Re: CHAT: Citrons (was: Danny Wier's PIE (was: Vocab #5))
From: | Roger Mills <romilly@...> |
Date: | Wednesday, May 1, 2002, 17:57 |
Dan Sulani wrote:
> As far as I can tell, the word |etrog| is a borrowing from
>Persian , where it is called something like [turundZ].
> BTW: Here in Israel, the term
>|pri hadar| ( = beautiful fruit)
>is a general term referring not only to the etrog,
>(citron), but also to the lemon, orange, grapefruit,
>and any other type of citrus fruit. (But only the
>etrog is used for the festival of Sukkot.)

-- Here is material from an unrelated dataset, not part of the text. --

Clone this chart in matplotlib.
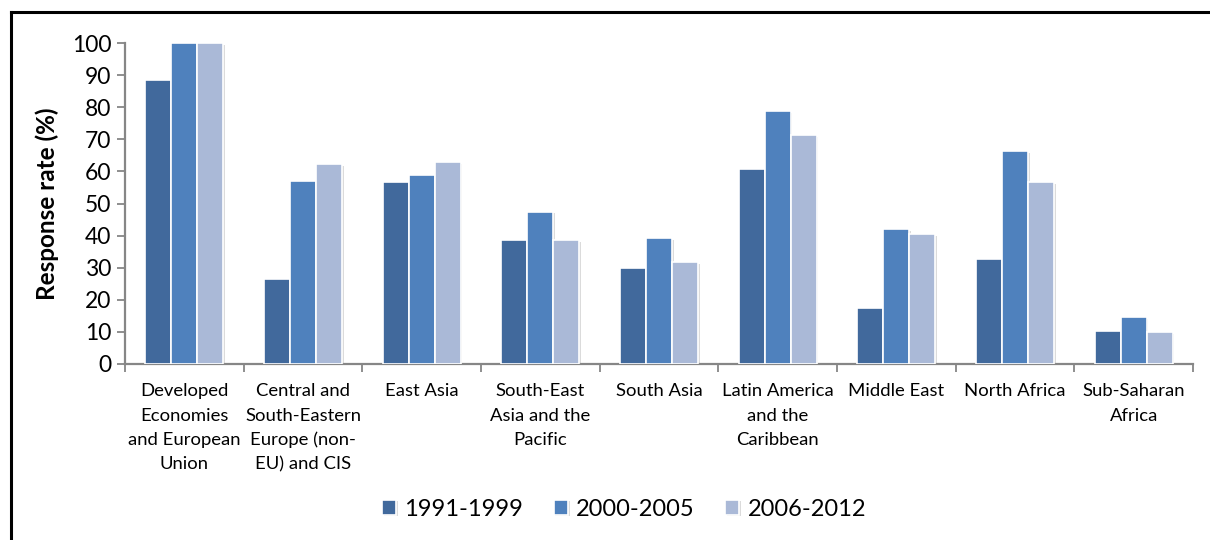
import matplotlib
matplotlib.use("Agg")
import matplotlib.pyplot as plt
import matplotlib.patheffects as pe
from matplotlib.lines import Line2D
import numpy as np

plt.rcParams['font.family'] = ['Lato', 'DejaVu Sans']

categories = [
    "Developed\nEconomies\nand European\nUnion",
    "Central and\nSouth-Eastern\nEurope (non-\nEU) and CIS",
    "East Asia",
    "South-East\nAsia and the\nPacific",
    "South Asia",
    "Latin America\nand the\nCaribbean",
    "Middle East",
    "North Africa",
    "Sub-Saharan\nAfrica",
]
series_names = ["1991-1999", "2000-2005", "2006-2012"]
rate_1991_1999 = [88.4, 26.6, 56.6, 38.5, 30.0, 60.9, 17.6, 32.8, 10.2]
rate_2000_2005 = [100.0, 57.0, 59.0, 47.5, 39.3, 78.7, 42.0, 66.3, 14.5]
rate_2006_2012 = [100.0, 62.3, 62.8, 38.5, 31.7, 71.2, 40.4, 56.6, 10.0]
y_ticks = list(range(0, 101, 10))

colors = ["#41699C", "#4F81BD", "#AAB9D7"]
series = [rate_1991_1999, rate_2000_2005, rate_2006_2012]

fig = plt.figure(figsize=(12.1, 5.4), dpi=100)
ax = fig.add_axes([125 / 1210, 1 - 364 / 540, (1193 - 125) / 1210, (364 - 43) / 540])

x = np.arange(len(categories))
width = 0.22
shadow = [pe.SimplePatchShadow(offset=(1.2, -1.2), shadow_rgbFace="#999999", alpha=0.35),
          pe.Normal()]
for i, (vals, name, col) in enumerate(zip(series, series_names, colors)):
    bars = ax.bar(x + (i - 1) * width, vals, width, color=col, edgecolor="white",
                  linewidth=1.2, label=name, zorder=3)
    for b in bars:
        b.set_path_effects(shadow)

ax.set_xlim(-0.5, len(categories) - 0.5)
ax.set_ylim(0, 100)
ax.set_yticks(y_ticks)
ax.tick_params(axis="y", labelsize=16.5, length=6, width=1.3, color="#868686", pad=4)

ax.set_xticks(x)
ax.set_xticklabels(categories, fontsize=13.3, linespacing=1.62)
ax.tick_params(axis="x", which="major", length=0, pad=14)
ax.set_xticks(np.arange(-0.5, len(categories), 1.0), minor=True)
ax.tick_params(axis="x", which="minor", length=6, width=1.3, color="#868686")

for s in ["top", "right"]:
    ax.spines[s].set_visible(False)
for s in ["left", "bottom"]:
    ax.spines[s].set_color("#868686")
    ax.spines[s].set_linewidth(1.6)

ax.set_ylabel("Response rate (%)", fontsize=17.5, fontweight="bold", labelpad=9)

leg = fig.legend(loc="center", bbox_to_anchor=(624 / 1210, 1 - 509 / 540), ncol=3,
                 frameon=False, fontsize=17, handlelength=0.6, handleheight=0.6,
                 handletextpad=0.34, columnspacing=1.3)

# outer frame: top and left rules
fig.add_artist(Line2D([11 / 1210, 1.0], [1 - 12 / 540, 1 - 12 / 540],
                      transform=fig.transFigure, color="black", linewidth=2.2))
fig.add_artist(Line2D([11 / 1210, 11 / 1210], [0.0, 1 - 12 / 540],
                      transform=fig.transFigure, color="black", linewidth=2.2))

fig.savefig("out.png", dpi=100, facecolor="white")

Interesting speculation: the common Indonesian word (seemingly only
attested in IN and the PI) is *j@ruk ("j"-- palatal affricate) 'citrus in
genl., sour'. It _might_ ultimately be a borrowing (via lots of corrupted
intermediaries) of the Persian. Though I think at least some varieties of
citrus originated in E or SE Asia...??
Well, exactly what IS the "citron"? Citrus varieties known to me are the
common everyday orange, lemon, lime, grapefruit/pomelo; kumquat; mandarin
(AKA tangerine and clementine??), the seville and blood orange, and
something called the calamondin (decorative in Florida, considered
inedible-- very sour-- but that mightn't stop some people).